__EXERCISE MATERIAL__
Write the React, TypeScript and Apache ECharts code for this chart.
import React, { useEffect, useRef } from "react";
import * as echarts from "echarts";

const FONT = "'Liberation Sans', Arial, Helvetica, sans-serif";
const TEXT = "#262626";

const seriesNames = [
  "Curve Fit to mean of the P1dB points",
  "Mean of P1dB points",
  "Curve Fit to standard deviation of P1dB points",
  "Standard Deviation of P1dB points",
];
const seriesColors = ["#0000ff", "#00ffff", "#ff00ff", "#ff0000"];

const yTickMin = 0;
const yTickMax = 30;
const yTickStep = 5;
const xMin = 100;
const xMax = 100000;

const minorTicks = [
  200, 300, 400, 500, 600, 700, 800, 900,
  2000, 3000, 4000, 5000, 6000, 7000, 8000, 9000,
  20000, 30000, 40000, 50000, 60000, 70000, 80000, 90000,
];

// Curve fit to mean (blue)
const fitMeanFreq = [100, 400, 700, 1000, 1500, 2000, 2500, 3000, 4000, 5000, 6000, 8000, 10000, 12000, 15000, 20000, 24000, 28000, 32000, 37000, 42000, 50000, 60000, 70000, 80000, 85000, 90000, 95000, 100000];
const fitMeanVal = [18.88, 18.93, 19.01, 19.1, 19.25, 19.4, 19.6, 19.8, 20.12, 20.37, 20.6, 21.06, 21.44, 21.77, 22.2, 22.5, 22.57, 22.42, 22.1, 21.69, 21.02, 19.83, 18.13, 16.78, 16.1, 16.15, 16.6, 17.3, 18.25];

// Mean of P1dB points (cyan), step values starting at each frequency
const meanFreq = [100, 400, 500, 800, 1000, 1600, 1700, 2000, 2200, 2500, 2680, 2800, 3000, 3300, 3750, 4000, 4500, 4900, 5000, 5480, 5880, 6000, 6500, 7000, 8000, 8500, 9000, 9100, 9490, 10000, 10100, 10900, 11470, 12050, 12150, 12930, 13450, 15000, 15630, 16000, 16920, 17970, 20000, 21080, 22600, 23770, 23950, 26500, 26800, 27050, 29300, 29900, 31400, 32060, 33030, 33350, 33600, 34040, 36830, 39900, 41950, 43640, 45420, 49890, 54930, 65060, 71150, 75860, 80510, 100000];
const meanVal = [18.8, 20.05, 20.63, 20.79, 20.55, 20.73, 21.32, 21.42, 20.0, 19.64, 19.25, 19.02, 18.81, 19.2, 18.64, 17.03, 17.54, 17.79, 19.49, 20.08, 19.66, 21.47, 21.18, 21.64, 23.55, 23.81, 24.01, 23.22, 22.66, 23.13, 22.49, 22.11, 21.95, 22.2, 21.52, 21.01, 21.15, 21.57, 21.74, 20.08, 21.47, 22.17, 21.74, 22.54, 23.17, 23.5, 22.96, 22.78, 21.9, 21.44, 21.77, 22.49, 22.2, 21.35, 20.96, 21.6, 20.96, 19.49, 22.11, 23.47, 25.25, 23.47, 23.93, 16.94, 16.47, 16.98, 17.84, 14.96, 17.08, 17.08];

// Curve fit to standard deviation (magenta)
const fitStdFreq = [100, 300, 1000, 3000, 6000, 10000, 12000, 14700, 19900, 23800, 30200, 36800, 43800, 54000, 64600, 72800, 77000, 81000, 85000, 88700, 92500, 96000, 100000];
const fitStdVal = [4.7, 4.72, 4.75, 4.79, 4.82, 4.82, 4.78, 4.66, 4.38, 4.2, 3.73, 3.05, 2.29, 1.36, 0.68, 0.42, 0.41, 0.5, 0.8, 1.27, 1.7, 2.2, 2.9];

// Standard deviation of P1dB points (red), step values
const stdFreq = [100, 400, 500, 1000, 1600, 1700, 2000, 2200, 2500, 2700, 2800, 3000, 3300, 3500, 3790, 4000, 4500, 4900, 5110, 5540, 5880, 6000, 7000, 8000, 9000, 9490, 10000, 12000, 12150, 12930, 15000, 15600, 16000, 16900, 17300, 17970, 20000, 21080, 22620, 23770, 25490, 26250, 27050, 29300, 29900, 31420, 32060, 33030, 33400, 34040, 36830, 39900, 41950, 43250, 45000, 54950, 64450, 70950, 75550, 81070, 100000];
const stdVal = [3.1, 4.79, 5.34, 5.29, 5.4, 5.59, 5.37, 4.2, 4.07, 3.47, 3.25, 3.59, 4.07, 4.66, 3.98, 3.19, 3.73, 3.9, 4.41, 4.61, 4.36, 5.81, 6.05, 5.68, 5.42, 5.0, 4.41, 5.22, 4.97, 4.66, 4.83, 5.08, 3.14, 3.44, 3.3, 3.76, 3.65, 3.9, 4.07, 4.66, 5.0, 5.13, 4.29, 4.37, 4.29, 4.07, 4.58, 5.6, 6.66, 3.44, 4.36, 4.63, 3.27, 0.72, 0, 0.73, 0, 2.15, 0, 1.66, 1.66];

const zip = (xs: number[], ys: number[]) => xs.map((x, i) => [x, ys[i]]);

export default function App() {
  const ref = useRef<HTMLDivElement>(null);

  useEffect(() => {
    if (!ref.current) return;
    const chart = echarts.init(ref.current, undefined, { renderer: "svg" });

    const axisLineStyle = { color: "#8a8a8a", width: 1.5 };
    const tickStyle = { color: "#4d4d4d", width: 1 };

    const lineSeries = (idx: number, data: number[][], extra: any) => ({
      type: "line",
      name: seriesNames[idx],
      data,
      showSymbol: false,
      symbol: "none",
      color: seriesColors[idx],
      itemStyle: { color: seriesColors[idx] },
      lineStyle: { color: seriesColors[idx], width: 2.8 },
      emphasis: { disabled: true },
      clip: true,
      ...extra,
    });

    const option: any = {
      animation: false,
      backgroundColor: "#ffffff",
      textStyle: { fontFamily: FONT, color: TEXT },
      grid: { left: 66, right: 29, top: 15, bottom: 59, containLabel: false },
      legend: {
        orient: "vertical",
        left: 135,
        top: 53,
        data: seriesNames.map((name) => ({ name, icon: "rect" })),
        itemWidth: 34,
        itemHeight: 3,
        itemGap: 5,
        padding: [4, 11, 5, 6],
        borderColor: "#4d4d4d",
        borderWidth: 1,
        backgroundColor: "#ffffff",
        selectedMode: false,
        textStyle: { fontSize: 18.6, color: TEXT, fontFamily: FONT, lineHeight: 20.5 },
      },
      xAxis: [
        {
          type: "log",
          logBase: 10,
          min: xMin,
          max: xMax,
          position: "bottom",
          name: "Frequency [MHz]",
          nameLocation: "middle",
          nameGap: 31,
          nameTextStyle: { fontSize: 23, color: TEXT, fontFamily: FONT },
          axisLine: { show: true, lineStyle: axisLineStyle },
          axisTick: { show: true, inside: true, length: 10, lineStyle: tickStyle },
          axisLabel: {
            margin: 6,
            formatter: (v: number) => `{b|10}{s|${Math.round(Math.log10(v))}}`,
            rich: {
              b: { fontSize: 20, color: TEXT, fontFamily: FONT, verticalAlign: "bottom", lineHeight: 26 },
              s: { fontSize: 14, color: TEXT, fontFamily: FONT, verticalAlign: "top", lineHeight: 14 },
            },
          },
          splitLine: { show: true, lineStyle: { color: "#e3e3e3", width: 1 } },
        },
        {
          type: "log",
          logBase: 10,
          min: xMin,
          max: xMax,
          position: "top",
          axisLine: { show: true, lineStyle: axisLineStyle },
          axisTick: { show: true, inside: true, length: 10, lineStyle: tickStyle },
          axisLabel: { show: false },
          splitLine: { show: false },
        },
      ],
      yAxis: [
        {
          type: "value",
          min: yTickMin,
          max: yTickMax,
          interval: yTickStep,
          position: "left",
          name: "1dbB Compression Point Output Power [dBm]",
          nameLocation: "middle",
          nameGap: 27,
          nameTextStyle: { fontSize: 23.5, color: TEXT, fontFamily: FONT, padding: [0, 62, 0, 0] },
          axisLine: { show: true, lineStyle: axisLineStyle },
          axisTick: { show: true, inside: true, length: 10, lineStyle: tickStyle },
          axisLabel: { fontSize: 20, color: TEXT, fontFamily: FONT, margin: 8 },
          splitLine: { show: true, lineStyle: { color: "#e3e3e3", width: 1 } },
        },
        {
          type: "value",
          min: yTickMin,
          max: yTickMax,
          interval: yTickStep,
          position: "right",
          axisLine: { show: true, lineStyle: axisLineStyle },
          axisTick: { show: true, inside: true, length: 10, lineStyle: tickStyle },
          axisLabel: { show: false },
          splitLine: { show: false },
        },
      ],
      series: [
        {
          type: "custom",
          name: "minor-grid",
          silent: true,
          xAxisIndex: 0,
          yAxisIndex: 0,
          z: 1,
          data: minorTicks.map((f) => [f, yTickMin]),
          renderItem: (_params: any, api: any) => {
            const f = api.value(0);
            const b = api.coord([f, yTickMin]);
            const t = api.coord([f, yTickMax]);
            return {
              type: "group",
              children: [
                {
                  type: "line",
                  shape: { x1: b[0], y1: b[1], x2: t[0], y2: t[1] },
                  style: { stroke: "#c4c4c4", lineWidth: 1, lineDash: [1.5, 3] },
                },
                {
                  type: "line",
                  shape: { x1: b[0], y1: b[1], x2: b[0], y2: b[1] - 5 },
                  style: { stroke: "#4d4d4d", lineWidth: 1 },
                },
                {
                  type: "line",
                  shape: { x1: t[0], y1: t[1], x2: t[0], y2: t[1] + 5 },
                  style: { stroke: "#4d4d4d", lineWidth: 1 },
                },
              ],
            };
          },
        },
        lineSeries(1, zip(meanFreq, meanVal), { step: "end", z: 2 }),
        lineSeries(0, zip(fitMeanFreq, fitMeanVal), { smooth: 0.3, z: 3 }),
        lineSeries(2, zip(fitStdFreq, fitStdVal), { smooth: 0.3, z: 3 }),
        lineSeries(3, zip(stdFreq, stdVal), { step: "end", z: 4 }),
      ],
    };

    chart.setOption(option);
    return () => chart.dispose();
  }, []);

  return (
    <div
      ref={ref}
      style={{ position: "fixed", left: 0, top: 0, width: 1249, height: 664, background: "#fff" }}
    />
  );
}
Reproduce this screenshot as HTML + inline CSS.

__WHAT THIS TASK INVOLVES__
Copy the records above exactly, from the first line through the line containing "const xMax = 100000;", and include nothing else.

__EXERCISE ANSWER__
Write the React, TypeScript and Apache ECharts code for this chart.
import React, { useEffect, useRef } from "react";
import * as echarts from "echarts";

const FONT = "'Liberation Sans', Arial, Helvetica, sans-serif";
const TEXT = "#262626";

const seriesNames = [
  "Curve Fit to mean of the P1dB points",
  "Mean of P1dB points",
  "Curve Fit to standard deviation of P1dB points",
  "Standard Deviation of P1dB points",
];
const seriesColors = ["#0000ff", "#00ffff", "#ff00ff", "#ff0000"];

const yTickMin = 0;
const yTickMax = 30;
const yTickStep = 5;
const xMin = 100;
const xMax = 100000;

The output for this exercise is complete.